How does one break stereotypes? And is the media language used to represent minorities doing them justice?
I think the way you break stereotypes is by not pandering to the people stereotyping you. Instead, turning to your fellow Muslim women or fellow minority, helping each other live the life they want to live. Then people looking in from the outside get that we are self-sufficient and it is complex and desirable and joyful to be us.
I don't want to talk about the media as if it is one broad brush, especially in these times when we're scattered in our use of media. The times when the media is nuanced is usually when we include the people we're talking about into the conversation. So, when we're talking about people from the Middle East, if we bring in experts and people living in that area, surviving that disaster or event that we're talking about, that's when we can have more balanced reporting.
So often we fall for the trap of talking about someone instead of talking with them and letting them talk for themselves. You need multiple lenses of their point of view. As journalists and artists, we shouldn't be dictating what's happening out there, we should be exploring.
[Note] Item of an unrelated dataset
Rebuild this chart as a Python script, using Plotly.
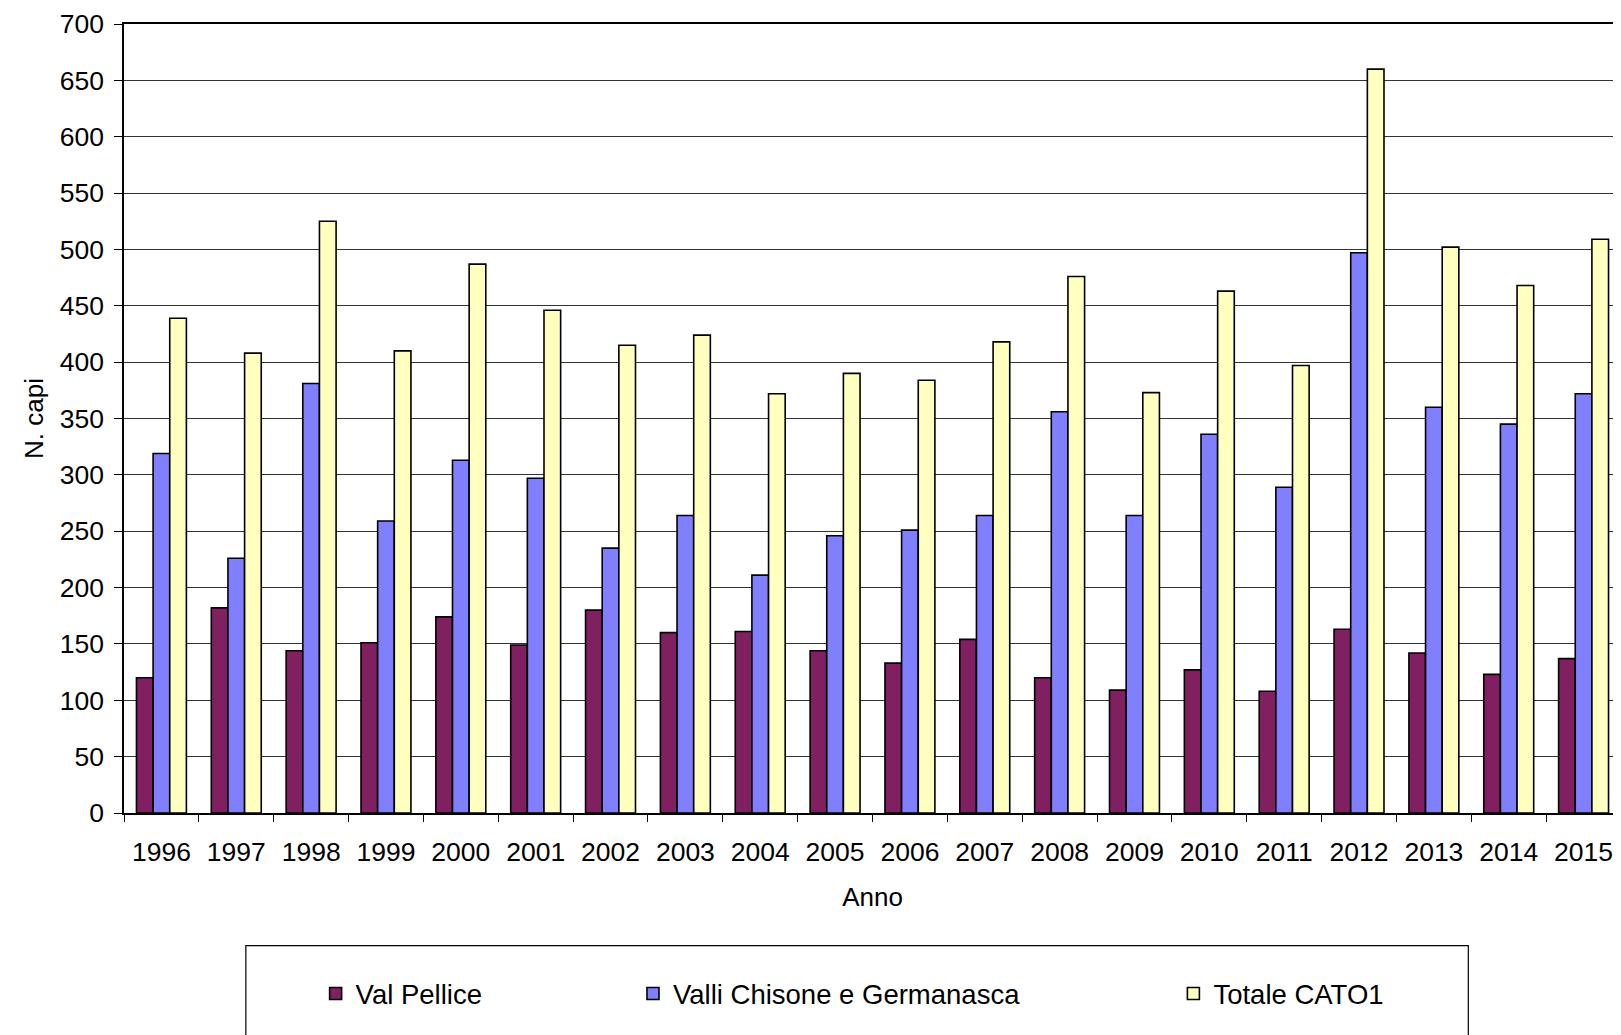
import plotly.graph_objects as go

anni = [str(a) for a in range(1996, 2016)]
val_pellice = [120, 182, 144, 151, 174, 149, 180, 160, 161, 144,
               133, 154, 120, 109, 127, 108, 163, 142, 123, 137]
chisone_germanasca = [319, 226, 381, 259, 313, 297, 235, 264, 211, 246,
                      251, 264, 356, 264, 336, 289, 497, 360, 345, 372]
totale_cato1 = [439, 408, 525, 410, 487, 446, 415, 424, 372, 390,
                384, 418, 476, 373, 463, 397, 660, 502, 468, 509]

serie = [
    ("Val Pellice", val_pellice, "#802060", "legend"),
    ("Valli Chisone e Germanasca", chisone_germanasca, "#8080FF", "legend2"),
    ("Totale CATO1", totale_cato1, "#FFFFC0", "legend3"),
]

FONT = "Liberation Sans, Arial, sans-serif"

fig = go.Figure()
for nome, valori, colore, leg in serie:
    fig.add_trace(go.Bar(
        x=anni, y=valori, name=nome, legend=leg, showlegend=True,
        marker=dict(color=colore, line=dict(color="black", width=1.6)),
    ))

# one legend per series so the entries can be spaced like the original
legend_style = dict(orientation="h", yanchor="middle", xanchor="left",
                    bgcolor="rgba(0,0,0,0)", font=dict(size=27.5, color="black"),
                    itemwidth=30)

# the page body adds an 8px margin, so the margins here are 8px smaller
fig.update_layout(
    width=1621, height=1035,
    margin=dict(l=116, r=8, t=16, b=230, autoexpand=False),
    plot_bgcolor="white", paper_bgcolor="white",
    font=dict(family=FONT, size=26, color="black"),
    barmode="group", bargap=0.333, bargroupgap=0,
    showlegend=True,
    legend=dict(x=0.128, y=-0.229, **legend_style),
    legend2=dict(x=0.34, y=-0.229, **legend_style),
    legend3=dict(x=0.701, y=-0.229, **legend_style),
    shapes=[dict(type="rect", xref="paper", yref="paper",
                 x0=0.0814, x1=0.898, y0=-0.32, y1=-0.168,
                 line=dict(color="black", width=1.2), fillcolor="rgba(0,0,0,0)",
                 layer="below")],
)

fig.update_xaxes(
    title=dict(text="Anno", font=dict(size=26), standoff=22),
    tickson="boundaries", ticks="outside", ticklen=7, tickcolor="black",
    ticklabelstandoff=14, automargin=False,
    showline=True, linecolor="black", linewidth=1.5, mirror=True,
    showgrid=False, tickfont=dict(size=26.5),
)
fig.update_yaxes(
    title=dict(text="N. capi", font=dict(size=26), standoff=9),
    range=[0, 700], dtick=50, ticks="outside", ticklen=8, tickcolor="black",
    ticklabelstandoff=5, automargin=False,
    showline=True, linecolor="black", linewidth=1.5, mirror=True,
    showgrid=True, gridcolor="#333333", gridwidth=1, zeroline=False,
    tickfont=dict(size=26.5),
)

fig.write_html("out.html")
It seemed like Zumrat was keen on talking about her experiences. But what about when the subject doesn't want to speak? How do you respect their privacy while telling a story that needs to be told?
It always has to be consensual. It's up to us to find the person who wants to hold the megaphone.
I wasn't actually the first person they had in mind for the story. They went to the first artist and she said her day job is with a firm that has to work with Chinese companies and she didn't want to lose her job. The second artist they went to lives in a country where the Chinese have a lot of influence. Their life could be in danger if they worked on this story. Eventually they found me.
They could've stopped trying to get a Muslim woman or a person of colour who would understand Zumrat's point of view. They kept trying. You will find a person who's going to tell their story if you just look. If you can't find them, perhaps you need to find a different angle.